The hollowness has been particularly evident this week. Theresa May wrote this week that she will “always regret” not meeting the residents and survivors when she visited the sight of the tower. But her apology rung hollow because it was missing the vital component of a sincere apology: an explanation. “I will always regret that by not meeting them that day,” the Prime Minister declared, “it seemed as though I didn’t care”. That’s not an apology, it’s a complaint.

If you don’t see the problem, think of it like this: if I apologise for calling you an idiot by saying it made it “seem as if I thought you were a fool”, but don’t explain what I was actually thinking, it’s not really a proper apology, is it? It’s simply an attempt to make the issue go away.

Elsewhere, it feels as if a full-blown effort is underway to act as if Grenfell was some kind of natural disaster, and not the result of choices made by a variety of people. Grenfell was built to withstand fire, yet due to a series of decisions made over the years, it became a firetrap. That Downing Street has joined organisations across the country in bathing itself in green lights in solidarity with the tower is symbolic of the problem: solidarity with organisations that aren’t ultimately responsible for the condition of people’s housing is wonderful. Downing Street should be offering more than a light show when it has still yet to permanently house two-thirds of the displaced.

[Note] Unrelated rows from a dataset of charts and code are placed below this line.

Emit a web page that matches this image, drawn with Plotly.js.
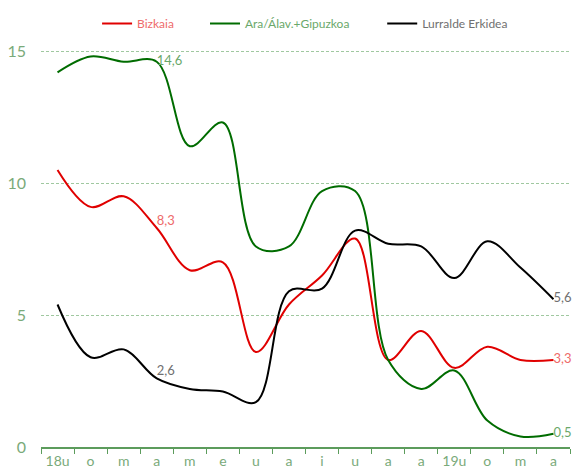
<!DOCTYPE html>
<html>
<head>
<meta charset="utf-8">
<script src="https://cdn.plot.ly/plotly-3.0.1.min.js"></script>
<style>
  html, body { margin: 0; padding: 0; background: #fff; }
  #chart { width: 579px; height: 472px; }
</style>
</head>
<body>
<div id="chart"></div>
<script>
// --- data ---
const months = ["2018-01", "2018-02", "2018-03", "2018-04", "2018-05", "2018-06",
                "2018-07", "2018-08", "2018-09", "2018-10", "2018-11", "2018-12",
                "2019-01", "2019-02", "2019-03", "2019-04"];
const monthLabels = ["18u", "o", "m", "a", "m", "e", "u", "a", "i", "u", "a", "a",
                     "19u", "o", "m", "a"];

const bizkaia = [10.5, 9.1, 9.5, 8.3, 6.7, 7.0, 3.6, 5.4, 6.5, 7.9, 3.3, 4.4, 3.0, 3.8, 3.3, 3.3];
const araGipuzkoa = [14.2, 14.8, 14.6, 14.6, 11.4, 12.3, 7.6, 7.6, 9.7, 9.7, 3.3, 2.2, 2.9, 1.0, 0.4, 0.5];
const erkidea = [5.4, 3.4, 3.7, 2.6, 2.2, 2.1, 1.7, 5.9, 6.0, 8.2, 7.7, 7.6, 6.4, 7.8, 6.8, 5.6];

// points that get a value label (April 2018 and the last month)
const labelled = [3, 15];

// --- helpers ---
function fmt(v) {
    return v.toFixed(1).replace(".", ",");
}

function labelsFor(values) {
    return values.map((v, i) => (labelled.includes(i) ? fmt(v) : ""));
}

function makeTrace(name, values, lineColor, textColor, midPos, legendId) {
    return {
        x: months,
        y: values,
        name: '<span style="color:' + textColor + '">' + name + "</span>",
        legend: legendId,
        type: "scatter",
        mode: "lines+text",
        line: { color: lineColor, width: 2, shape: "spline", smoothing: 1 },
        text: labelsFor(values),
        textposition: values.map((v, i) => (i === 3 ? midPos : "middle right")),
        textfont: { color: textColor, size: 13 },
        cliponaxis: false,
        hoverinfo: "x+y",
    };
}

const traces = [
    makeTrace("Bizkaia", bizkaia, "#e00000", "#ee6b6b", "top right", "legend"),
    makeTrace("Ara/Álav.+Gipuzkoa", araGipuzkoa, "#006c00", "#6aa86a", "middle right", "legend2"),
    makeTrace("Lurralde Erkidea", erkidea, "#000000", "#707070", "top right", "legend3"),
];

const axisGreen = "#5c9c5c";

// one legend per series so each entry sits where the original put it
function legendAt(x) {
    return {
        orientation: "h",
        x: x,
        xanchor: "left",
        y: 1.0,
        yanchor: "bottom",
        font: { size: 12 },
        itemwidth: 30,
        bgcolor: "rgba(0,0,0,0)",
    };
}

const layout = {
    width: 579,
    height: 472,
    font: { family: "Lato, 'Open Sans', sans-serif", color: "#7aaa7a" },
    margin: { l: 41, r: 9, t: 38, b: 25 },
    paper_bgcolor: "#fff",
    plot_bgcolor: "#fff",
    showlegend: true,
    legend: legendAt(0.106),
    legend2: legendAt(0.310),
    legend3: legendAt(0.645),
    xaxis: {
        type: "category",
        tickmode: "array",
        tickvals: months,
        ticktext: monthLabels,
        tickson: "boundaries",
        ticks: "outside",
        ticklen: 5,
        tickcolor: axisGreen,
        showline: true,
        linecolor: axisGreen,
        linewidth: 1.5,
        showgrid: false,
        tickfont: { size: 14, color: "#7aaa7a" },
        range: [-0.5, 15.5],
        fixedrange: true,
    },
    yaxis: {
        range: [0, 15.5],
        tickvals: [0, 5, 10, 15],
        showgrid: true,
        gridcolor: "#a0c8a0",
        griddash: "3px,2px",
        gridwidth: 1,
        zeroline: false,
        showline: false,
        ticks: "",
        ticklabelstandoff: 14,
        tickfont: { size: 16, color: "#7aaa7a" },
        fixedrange: true,
    },
};

Plotly.newPlot("chart", traces, layout, { displayModeBar: false, responsive: false });
</script>
</body>
</html>
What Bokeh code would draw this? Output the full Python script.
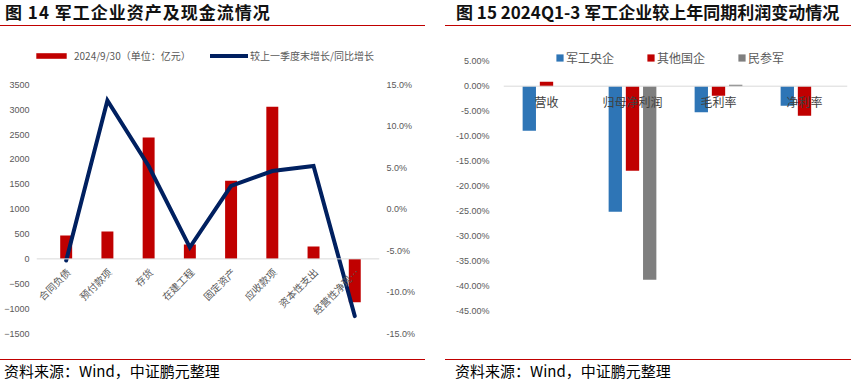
from math import pi
from bokeh.plotting import figure
from bokeh.models import (Range1d, FactorRange, LinearAxis, FixedTicker, PrintfTickFormatter,
                          Span, Legend, LegendItem, ColumnDataSource, Div)
from bokeh.core.properties import value
from bokeh.transform import dodge
from bokeh.layouts import row, column
from bokeh.embed import file_html
from bokeh.resources import INLINE

# ---------------- data: left chart ----------------
left_title = "图 14 军工企业资产及现金流情况"
left_cats = ["合同负债", "预付款项", "存货", "在建工程", "固定资产", "应收款项", "资本性支出", "经营性净现…"]
asset_vals = [470, 550, 2440, 290, 1570, 3060, 250, -870]          # 亿元
growth_vals = [-6.2, 13.1, 5.2, -4.6, 2.8, 4.6, 5.2, -12.9]        # %
left_ticks = [-1500, -1000, -500, 0, 500, 1000, 1500, 2000, 2500, 3000, 3500]
pct_ticks = [-15, -10, -5, 0, 5, 10, 15]
bar_label = "2024/9/30（单位：亿元）"
line_label = "较上一季度末增长/同比增长"

# ---------------- data: right chart ----------------
right_title = "图 15 2024Q1-3 军工企业较上年同期利润变动情况"
right_cats = ["营收", "归母净利润", "毛利率", "净利率"]
central_soe = [-8.9, -25.1, -5.2, -3.9]
other_soe = [0.9, -16.9, -1.9, -5.9]
private_mil = [0.0, -38.7, 0.3, 0.0]
series_names = ["军工央企", "其他国企", "民参军"]
right_ticks = [-45, -40, -35, -30, -25, -20, -15, -10, -5, 0, 5]

source_text = "资料来源：Wind，中证鹏元整理"

RED = "#c00000"
NAVY = "#002060"
BLUE = "#2e75b6"
GREY = "#7f7f7f"
TICK = "#595959"
CJK = "Noto Sans CJK SC"

TITLE_H, PLOT_H, SRC_H = 26, 333, 20
FRAME_T, FRAME_B = 19, 26          # shared top/bottom borders (frame height 288)

# ================= left figure =================
L_W = 432
p1 = figure(width=L_W, height=PLOT_H, output_backend="svg", toolbar_location=None,
            x_range=Range1d(-0.72, 7.60), y_range=Range1d(-1500, 4290),
            x_axis_location=None, y_axis_location="left", title=None,
            min_border_left=36, min_border_right=53,
            min_border_top=FRAME_T, min_border_bottom=FRAME_B)
p1.extra_y_ranges = {"pct": Range1d(-15, 19.74)}
p1.outline_line_color = None
p1.grid.visible = False

p1.yaxis[0].ticker = FixedTicker(ticks=left_ticks)
ax_r = LinearAxis(y_range_name="pct", ticker=FixedTicker(ticks=pct_ticks),
                  formatter=PrintfTickFormatter(format="%.1f%%"))
p1.add_layout(ax_r, "right")
for ax in [p1.yaxis[0], ax_r]:
    ax.axis_line_color = None
    ax.major_tick_line_color = None
    ax.minor_tick_line_color = None
    ax.major_label_text_font = "Liberation Sans"
    ax.major_label_text_font_size = "9px"
    ax.major_label_text_color = TICK
p1.yaxis[0].major_label_standoff = 1
ax_r.major_label_standoff = 1

x_idx = list(range(len(left_cats)))
src1 = ColumnDataSource(dict(x=x_idx, cat=left_cats, val=asset_vals, g=growth_vals,
                             zero=[0] * len(left_cats)))
p1.add_layout(Span(location=0, dimension="width", line_color="#d9d9d9", line_width=1))
r_bar = p1.vbar(x="x", top="val", width=0.29, source=src1, fill_color=RED, line_color=None)
r_line = p1.line(x="x", y="g", source=src1, y_range_name="pct", line_color=NAVY, line_width=4,
                 line_join="miter", line_cap="round")
p1.text(x="x", y="zero", text="cat", source=src1, angle=pi / 4, text_align="right",
        text_baseline="middle", x_offset=2, y_offset=11, text_font=value(CJK),
        text_font_size="10px", text_color=TICK)

leg_common = dict(padding=0, margin=0, spacing=0, border_line_color=None,
                  background_fill_alpha=0, label_text_font=CJK, label_text_color=TICK)
p1.add_layout(Legend(items=[LegendItem(label=bar_label, renderers=[r_bar])], location=(-4, 270),
                     glyph_width=38, glyph_height=7, label_height=14, label_standoff=4,
                     label_text_font_size="10px", **leg_common))
p1.add_layout(Legend(items=[LegendItem(label=line_label, renderers=[r_line])], location=(174, 270),
                     glyph_width=38, glyph_height=7, label_height=14, label_standoff=2,
                     label_text_font_size="10px", **leg_common))

# ================= right figure =================
R_W = 419
p2 = figure(width=R_W, height=PLOT_H, output_backend="svg", toolbar_location=None,
            x_range=FactorRange(*right_cats), y_range=Range1d(-49.46, 8.14),
            x_axis_location=None, y_axis_location="left", title=None,
            min_border_left=71, min_border_right=4,
            min_border_top=FRAME_T, min_border_bottom=FRAME_B)
p2.outline_line_color = None
p2.grid.visible = False
ay = p2.yaxis[0]
ay.ticker = FixedTicker(ticks=right_ticks)
ay.formatter = PrintfTickFormatter(format="%.2f%%")
ay.axis_line_color = None
ay.major_tick_line_color = None
ay.minor_tick_line_color = None
ay.major_label_text_font = "Liberation Sans"
ay.major_label_text_font_size = "9px"
ay.major_label_text_color = TICK
ay.major_label_standoff = 8

p2.add_layout(Span(location=0, dimension="width", line_color="#d9d9d9", line_width=1))
src2 = ColumnDataSource(dict(cat=right_cats, a=central_soe, b=other_soe, c=private_mil,
                             zero=[0] * len(right_cats)))
rb = []
for col, off, colr in zip(["a", "b", "c"], [-0.2, 0.0, 0.2], [BLUE, RED, GREY]):
    rb.append(p2.vbar(x=dodge("cat", off, range=p2.x_range), top=col, width=0.155, source=src2,
                      fill_color=colr, line_color=None))
p2.text(x="cat", y="zero", text="cat", source=src2, text_align="center", text_baseline="middle",
        y_offset=15, text_font=value(CJK), text_font_size="12px", text_color="#404040")

for r, name, lx in zip(rb, series_names, [52, 143, 234]):
    p2.add_layout(Legend(items=[LegendItem(label=name, renderers=[r])], location=(lx, 267),
                         glyph_width=9, glyph_height=9, label_height=16, label_standoff=2,
                         label_text_font_size="12px", **leg_common))

# ================= titles and source lines =================
def title_div(text, width, margin_left, pad_left, spacing):
    return (f'<div style="margin-left:{margin_left}px;width:{width}px;height:{TITLE_H}px;'
            f'box-sizing:border-box;border-bottom:1.5px solid {RED};padding-left:{pad_left}px;'
            f'padding-top:3px;font-family:\'{CJK}\';font-weight:bold;font-size:17px;'
            f'line-height:17px;letter-spacing:{spacing}px;color:#111111;white-space:nowrap;">'
            f'{text}</div>')


def source_div(text, width, margin_left, pad_left):
    return (f'<div style="margin-left:{margin_left}px;width:{width}px;height:{SRC_H}px;'
            f'box-sizing:border-box;border-top:1.5px solid {RED};padding-left:{pad_left}px;'
            f'padding-top:2px;font-family:\'{CJK}\';font-size:15px;line-height:17px;'
            f'color:#000000;white-space:nowrap;">{text}</div>')


t1 = Div(text=title_div(left_title, 425, 0, 5, 1), width=L_W, height=TITLE_H, margin=0)
t2 = Div(text=title_div(right_title, 406, 13, 11, 0), width=R_W, height=TITLE_H, margin=0)
s1 = Div(text=source_div(source_text, 425, 0, 4), width=L_W, height=SRC_H, margin=0)
s2 = Div(text=source_div(source_text, 406, 13, 10), width=R_W, height=SRC_H, margin=0)

layout = column(row(t1, t2), row(p1, p2), row(s1, s2))
open("out.html", "w").write(file_html(layout, INLINE))
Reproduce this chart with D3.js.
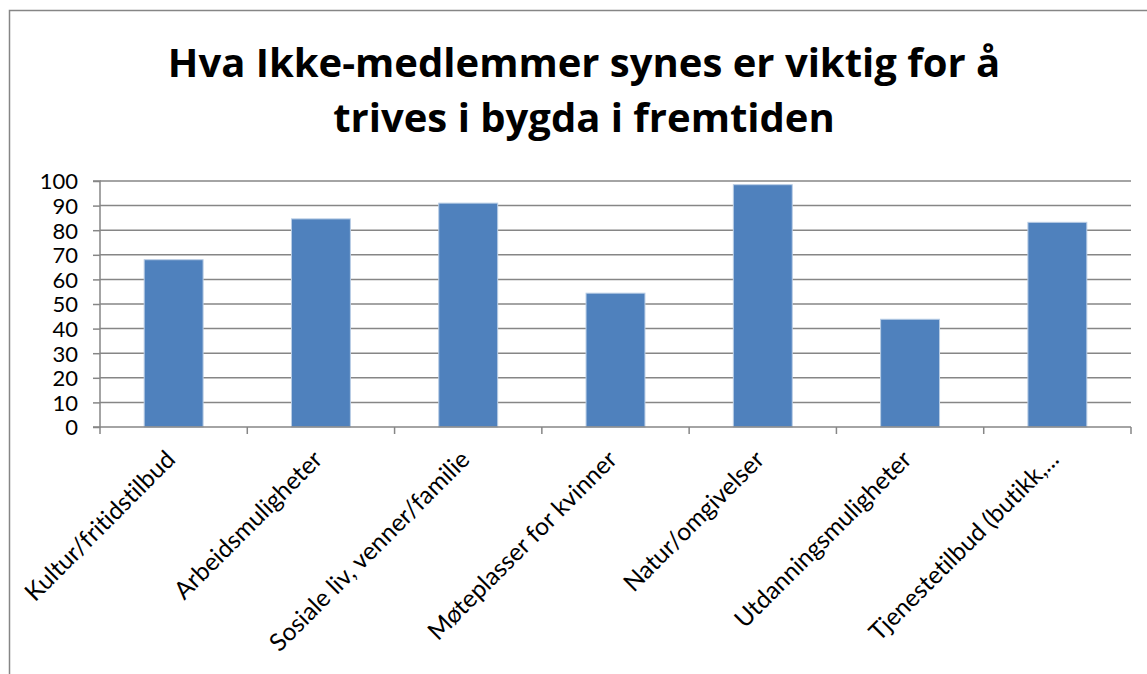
<!DOCTYPE html>
<html>
<head>
<meta charset="utf-8">
<script src="https://cdn.jsdelivr.net/npm/d3@7"></script>
<style>
  body { margin: 0; background: #fff; }
  .chart text { font-family: Lato, "Open Sans", sans-serif; fill: #000; font-variant-ligatures: none; }
</style>
</head>
<body>
<div class="chart"></div>
<script>
const categories = ['Kultur/fritidstilbud', 'Arbeidsmuligheter', 'Sosiale liv, venner/familie',
    'Møteplasser for kvinner', 'Natur/omgivelser', 'Utdanningsmuligheter', 'Tjenestetilbud (butikk,...'];
const values = [68, 84.6, 91, 54.4, 98.5, 43.8, 83.2];
const yTicks = [0, 10, 20, 30, 40, 50, 60, 70, 80, 90, 100];
const titleLines = ['Hva Ikke-medlemmer synes er viktig for å', 'trives i bygda i fremtiden'];

chart();

function chart() {
    const W = 1147, H = 674;
    const margin = {top:181, left:100, bottom:247, right:16};
    const width = W - margin.left - margin.right;
    const height = H - margin.top - margin.bottom;

    const root = d3.select('.chart')
        .append('svg')
        .attr('width', W)
        .attr('height', H);

    // chart frame (runs past the right and bottom edges)
    root.append('rect')
        .attr('x', 9.5).attr('y', 10.5)
        .attr('width', W + 20).attr('height', H + 20)
        .style('fill', 'none')
        .style('stroke', '#868686')
        .style('stroke-width', 1.5);

    root.selectAll('.title')
        .data(titleLines)
        .enter()
        .append('text')
        .attr('x', 584)
        .attr('y', (d,i) => 77 + i*55)
        .attr('text-anchor', 'middle')
        .style('font-family', '"Open Sans", Lato, sans-serif')
        .style('font-weight', 'bold')
        .style('font-size', '40px')
        .text(d => d);

    const svg = root.append('g')
        .attr('transform', 'translate('+margin.left+','+margin.top+')');

    const xScale = d3.scaleBand()
        .domain(categories)
        .range([0, width])
        .paddingInner(0.6)
        .paddingOuter(0.3);

    const yScale = d3.scaleLinear()
        .domain([0, 100])
        .range([height, 0]);

    // gridlines
    svg.selectAll('.grid')
        .data(yTicks.slice(1))
        .enter()
        .append('line')
        .attr('x1', 0).attr('x2', width)
        .attr('y1', d => yScale(d)).attr('y2', d => yScale(d))
        .style('stroke', '#868686')
        .style('stroke-width', 1.5);

    svg.selectAll('.bar')
        .data(values)
        .enter()
        .append('rect')
        .attr('x', (d,i) => xScale(categories[i]))
        .attr('y', d => yScale(d))
        .attr('width', xScale.bandwidth())
        .attr('height', d => height - yScale(d))
        .style('fill', '#4f81bd')
        .style('stroke', '#b9cde5')
        .style('stroke-width', 1);

    const yAxis = d3.axisLeft(yScale)
        .tickValues(yTicks)
        .tickSize(7)
        .tickPadding(15);

    const gy = svg.append('g').call(yAxis);
    gy.selectAll('path, line').style('stroke', '#868686').style('stroke-width', 1.5);
    gy.select('.domain').attr('d', 'M-7,' + (height) + 'H0V0H-7');
    gy.selectAll('text').style('font-size', '22px').attr('dy', '0.36em');

    // category boundaries on x axis
    const step = xScale.step();
    const gx = svg.append('g').attr('transform', `translate(0, ${height})`);
    gx.append('line')
        .attr('x1', 0).attr('x2', width)
        .style('stroke', '#868686').style('stroke-width', 1.5);
    gx.selectAll('.xtick')
        .data(d3.range(categories.length + 1))
        .enter()
        .append('line')
        .attr('x1', d => d*step).attr('x2', d => d*step)
        .attr('y1', 0).attr('y2', 7)
        .style('stroke', '#868686').style('stroke-width', 1.5);

    gx.selectAll('.xlabel')
        .data(categories)
        .enter()
        .append('text')
        .attr('text-anchor', 'end')
        .attr('transform', d => `translate(${xScale(d) + xScale.bandwidth()/2 + 3}, 34) rotate(-45)`)
        .style('font-size', '24.5px')
        .text(d => d);
}
</script>
</body>
</html>
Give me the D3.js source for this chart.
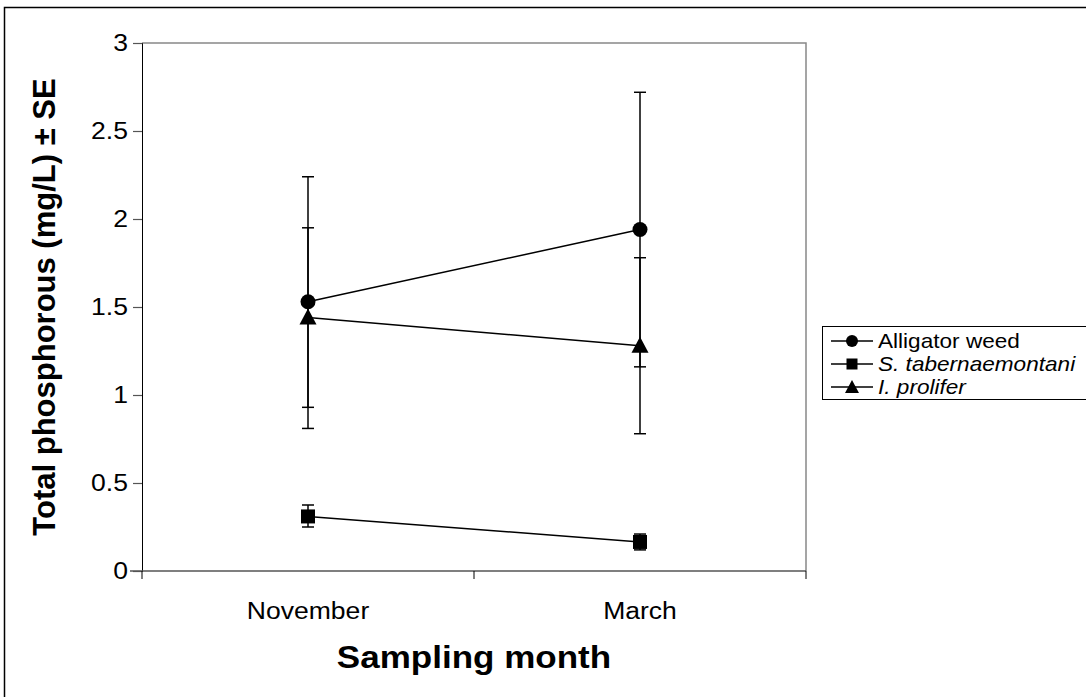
<!DOCTYPE html>
<html><head><meta charset="utf-8">
<script src="https://cdn.jsdelivr.net/npm/d3@7"></script>
<style>body{margin:0;background:#fff;}svg{display:block;font-family:"Liberation Sans",Arial,sans-serif;}</style>
</head><body>
<script>
const categories = ["November", "March"];
const seriesNames = ["Alligator weed", "S. tabernaemontani", "I. prolifer"];
const seriesItalic = [false, true, true];
const seriesShapes = ["circle", "square", "triangle"];
const alligatorMean = [1.53, 1.94];
const alligatorUpper = [2.24, 2.72];
const alligatorLower = [0.81, 1.16];
const tabernMean = [0.31, 0.165];
const tabernUpper = [0.375, 0.21];
const tabernLower = [0.25, 0.12];
const proliferMean = [1.44, 1.28];
const proliferUpper = [1.95, 1.78];
const proliferLower = [0.93, 0.78];
const yTicks = [0, 0.5, 1, 1.5, 2, 2.5, 3];

const series = [
  {name: seriesNames[0], italic: seriesItalic[0], shape: seriesShapes[0], mean: alligatorMean, up: alligatorUpper, lo: alligatorLower},
  {name: seriesNames[1], italic: seriesItalic[1], shape: seriesShapes[1], mean: tabernMean, up: tabernUpper, lo: tabernLower},
  {name: seriesNames[2], italic: seriesItalic[2], shape: seriesShapes[2], mean: proliferMean, up: proliferUpper, lo: proliferLower}
];

const SX = 1.13; // horizontal stretch of text seen in the reference
const W = 1086, H = 697;
const svg = d3.select("body").append("svg").attr("width", W).attr("height", H);
svg.append("rect").attr("x", 4.5).attr("y", 7.5).attr("width", 1100).attr("height", 700)
  .attr("fill", "#fff").attr("stroke", "#000").attr("stroke-width", 1.5);

const L = 142, R = 806, T = 43, B = 571;
const x = d3.scaleBand().domain(categories).range([L, R]);
const y = d3.scaleLinear().domain([0, 3]).range([B, T]);

// plot border (gray)
svg.append("path").attr("d", `M${L},${T}H${R}V${B}`).attr("fill", "none").attr("stroke", "#888").attr("stroke-width", 1.5);

// y axis
const ya = svg.append("g").attr("transform", `translate(${L},0)`)
  .call(d3.axisLeft(y).tickValues(yTicks).tickSize(9).tickPadding(5).tickFormat(d => String(d)));
ya.select(".domain").attr("stroke", "#000").attr("stroke-width", 1);
ya.selectAll(".tick line").attr("stroke", "#555").attr("stroke-width", 1.2);
ya.selectAll("text").attr("font-size", 23.5).attr("fill", "#000").attr("font-family", "Liberation Sans, Arial, sans-serif")
  .attr("x", -14 / SX).attr("transform", `scale(${SX},1)`);

// x axis
const xa = svg.append("g").attr("transform", `translate(0,${B})`)
  .call(d3.axisBottom(x).tickSize(0).tickPadding(31));
xa.select(".domain").remove();
xa.selectAll("text").attr("font-size", 23.5).attr("fill", "#000").attr("font-family", "Liberation Sans, Arial, sans-serif")
  .attr("transform", `scale(${SX},1)`);
svg.append("line").attr("x1", L - 12).attr("x2", R).attr("y1", B).attr("y2", B).attr("stroke", "#555").attr("stroke-width", 1.5);
const xEdges = [L, L + x.step(), R];
svg.selectAll(".xt").data(xEdges).enter().append("line")
  .attr("x1", d => d).attr("x2", d => d).attr("y1", B).attr("y2", B + 8).attr("stroke", "#000");

const cx = c => x(c) + x.bandwidth() / 2;

// error bars
series.forEach(s => {
  categories.forEach((c, i) => {
    const g = svg.append("g").attr("stroke", "#000").attr("stroke-width", 1.5);
    g.append("line").attr("x1", cx(c)).attr("x2", cx(c)).attr("y1", y(s.up[i])).attr("y2", y(s.lo[i]));
    [s.up[i], s.lo[i]].forEach(v => g.append("line").attr("x1", cx(c) - 6).attr("x2", cx(c) + 6).attr("y1", y(v)).attr("y2", y(v)));
  });
});

// lines
const line = d3.line().x((d, i) => cx(categories[i])).y(d => y(d));
series.forEach(s => {
  svg.append("path").attr("d", line(s.mean)).attr("fill", "none").attr("stroke", "#000").attr("stroke-width", 1.5);
});

function marker(g, shape, px, py) {
  if (shape === "circle") g.append("circle").attr("cx", px).attr("cy", py).attr("r", 7.5).attr("fill", "#000");
  else if (shape === "square") g.append("rect").attr("x", px - 7).attr("y", py - 7).attr("width", 14).attr("height", 14).attr("fill", "#000");
  else g.append("path").attr("d", `M${px},${py - 9}L${px + 8.5},${py + 7}L${px - 8.5},${py + 7}Z`).attr("fill", "#000");
}
series.forEach(s => {
  categories.forEach((c, i) => marker(svg, s.shape, cx(c), y(s.mean[i])));
});

// legend
const lg = svg.append("g");
const lx = 822, ly = 326, lh = 23;
lg.append("rect").attr("x", lx + 0.5).attr("y", ly + 0.5).attr("width", 270).attr("height", lh * 3 + 4)
  .attr("fill", "#fff").attr("stroke", "#000").attr("stroke-width", 1);
series.forEach((s, i) => {
  const yy = ly + 15 + i * lh;
  lg.append("line").attr("x1", lx + 9).attr("x2", lx + 51).attr("y1", yy).attr("y2", yy).attr("stroke", "#000").attr("stroke-width", 1.5);
  const mg = lg.append("g");
  if (s.shape === "circle") mg.append("circle").attr("cx", lx + 30).attr("cy", yy).attr("r", 6).attr("fill", "#000");
  else if (s.shape === "square") mg.append("rect").attr("x", lx + 24.5).attr("y", yy - 5.5).attr("width", 11).attr("height", 11).attr("fill", "#000");
  else mg.append("path").attr("d", `M${lx + 30},${yy - 7}L${lx + 37},${yy + 6}L${lx + 23},${yy + 6}Z`).attr("fill", "#000");
  lg.append("text").attr("transform", `translate(${lx + 56},${yy}) scale(${SX},1)`).attr("dy", "0.35em").attr("font-size", 20)
    .attr("font-style", s.italic ? "italic" : "normal").text(s.name);
});

// titles
svg.append("text").attr("transform", `translate(55,${(T + B) / 2}) rotate(-90)`).attr("text-anchor", "middle")
  .attr("font-size", 31).attr("font-weight", "bold").text("Total phosphorous (mg/L) ± SE");
svg.append("text").attr("transform", `translate(${(L + R) / 2},668) scale(${SX},1)`).attr("text-anchor", "middle")
  .attr("font-size", 31).attr("font-weight", "bold").text("Sampling month");
</script>
</body></html>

That light show seems like part of the broader problem of the way that the political class has responded to the tragedy. At the beginning, as well as the seeming indifference from the Prime Minister, the government seemed to have little idea that a large number of people in this country live in tower blocks and its public pronouncements could have been designed to spread panic and fear. Or the flattening of who the 72 victims were, with continual references to them dying “because they were poor”.  Many of the 72 were not poor – they included in their number a marketing manager, two architects, and a successful painter-decorator among other well-paid people. The survivors, who have also been let down by the government, are not all poor either: they include leaseholders who have bought their flats at the (eyewatering) market rate.

The 72 died because their housing was the subject of snobbery, indifference, and poor management by a variety of people, the scale of which is the subject of an ongoing inquiry. The survivors are being let down for the same reason.  That that problem if anything seems to be growing in intensity is why I find myself even angrier today than I was this time a year ago.